Set problem: Collect each line containing "produces".

Record excerpts:
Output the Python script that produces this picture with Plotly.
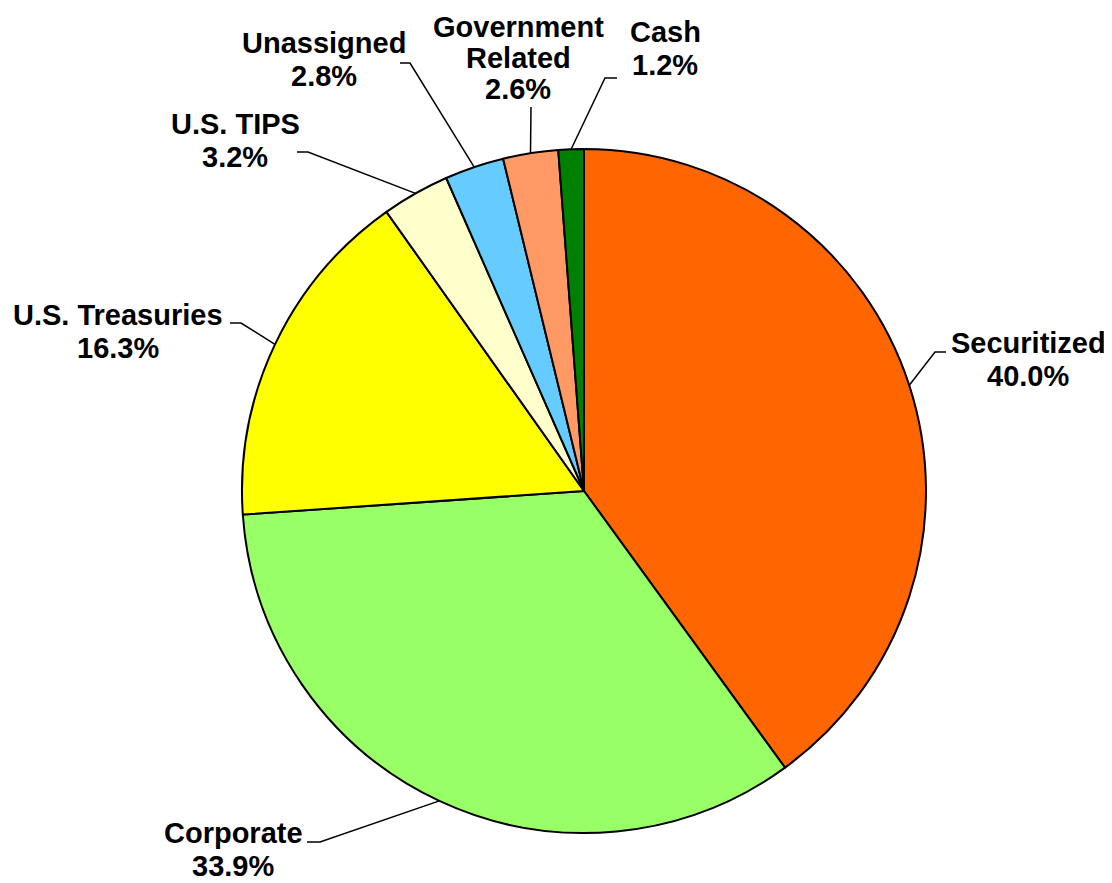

---

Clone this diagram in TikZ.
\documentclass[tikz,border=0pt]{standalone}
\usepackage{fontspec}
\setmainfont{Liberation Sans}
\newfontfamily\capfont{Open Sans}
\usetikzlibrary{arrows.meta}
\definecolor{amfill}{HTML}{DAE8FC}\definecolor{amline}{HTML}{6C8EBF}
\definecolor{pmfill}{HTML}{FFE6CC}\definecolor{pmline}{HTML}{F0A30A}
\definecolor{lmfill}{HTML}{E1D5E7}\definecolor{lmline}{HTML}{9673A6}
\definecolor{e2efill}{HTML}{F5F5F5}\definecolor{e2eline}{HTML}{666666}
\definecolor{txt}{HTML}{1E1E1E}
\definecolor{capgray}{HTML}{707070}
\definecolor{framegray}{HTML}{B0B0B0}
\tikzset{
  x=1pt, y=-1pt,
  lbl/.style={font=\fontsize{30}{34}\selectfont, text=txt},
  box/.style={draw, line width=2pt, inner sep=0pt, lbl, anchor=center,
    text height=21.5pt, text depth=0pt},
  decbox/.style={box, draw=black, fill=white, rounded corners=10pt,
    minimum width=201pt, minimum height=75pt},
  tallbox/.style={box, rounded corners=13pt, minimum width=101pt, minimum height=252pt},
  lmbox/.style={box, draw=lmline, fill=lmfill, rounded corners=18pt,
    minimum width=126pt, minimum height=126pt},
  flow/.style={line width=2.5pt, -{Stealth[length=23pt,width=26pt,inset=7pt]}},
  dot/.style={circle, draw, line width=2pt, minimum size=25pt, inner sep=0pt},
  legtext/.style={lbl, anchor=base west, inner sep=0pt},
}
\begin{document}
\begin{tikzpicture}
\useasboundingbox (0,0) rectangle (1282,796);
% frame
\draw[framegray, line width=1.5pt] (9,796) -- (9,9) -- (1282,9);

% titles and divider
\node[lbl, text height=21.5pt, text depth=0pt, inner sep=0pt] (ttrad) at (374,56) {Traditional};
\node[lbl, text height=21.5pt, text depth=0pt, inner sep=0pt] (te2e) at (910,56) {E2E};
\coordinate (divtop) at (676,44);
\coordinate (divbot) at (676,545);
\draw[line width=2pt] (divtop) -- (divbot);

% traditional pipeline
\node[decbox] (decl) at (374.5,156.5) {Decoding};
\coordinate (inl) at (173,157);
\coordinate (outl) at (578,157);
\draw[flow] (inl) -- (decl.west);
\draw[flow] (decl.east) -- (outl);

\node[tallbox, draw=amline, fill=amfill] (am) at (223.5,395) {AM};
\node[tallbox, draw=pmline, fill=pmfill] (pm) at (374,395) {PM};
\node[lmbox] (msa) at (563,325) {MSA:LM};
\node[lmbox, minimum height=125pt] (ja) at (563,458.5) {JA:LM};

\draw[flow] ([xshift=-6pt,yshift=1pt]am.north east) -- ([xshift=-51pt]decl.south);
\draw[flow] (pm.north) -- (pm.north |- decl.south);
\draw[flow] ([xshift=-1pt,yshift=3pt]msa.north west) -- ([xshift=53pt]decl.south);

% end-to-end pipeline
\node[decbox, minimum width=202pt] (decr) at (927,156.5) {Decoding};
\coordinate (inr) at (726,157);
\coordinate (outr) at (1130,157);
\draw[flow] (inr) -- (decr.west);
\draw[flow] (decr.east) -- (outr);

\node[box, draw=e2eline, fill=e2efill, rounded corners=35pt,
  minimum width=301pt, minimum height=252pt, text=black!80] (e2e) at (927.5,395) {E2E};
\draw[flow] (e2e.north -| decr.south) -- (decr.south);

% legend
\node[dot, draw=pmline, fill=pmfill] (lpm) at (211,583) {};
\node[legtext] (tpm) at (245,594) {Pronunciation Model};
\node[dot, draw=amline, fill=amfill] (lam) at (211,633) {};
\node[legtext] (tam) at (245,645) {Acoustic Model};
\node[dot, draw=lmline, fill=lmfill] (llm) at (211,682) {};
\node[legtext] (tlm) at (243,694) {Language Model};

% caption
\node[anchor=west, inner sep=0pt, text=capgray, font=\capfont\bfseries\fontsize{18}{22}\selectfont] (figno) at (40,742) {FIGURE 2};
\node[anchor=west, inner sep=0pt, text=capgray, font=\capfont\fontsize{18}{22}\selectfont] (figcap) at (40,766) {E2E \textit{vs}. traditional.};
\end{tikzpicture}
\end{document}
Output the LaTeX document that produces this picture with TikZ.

The completed task:
Output the Python script that produces this picture with Plotly.
Output the LaTeX document that produces this picture with TikZ.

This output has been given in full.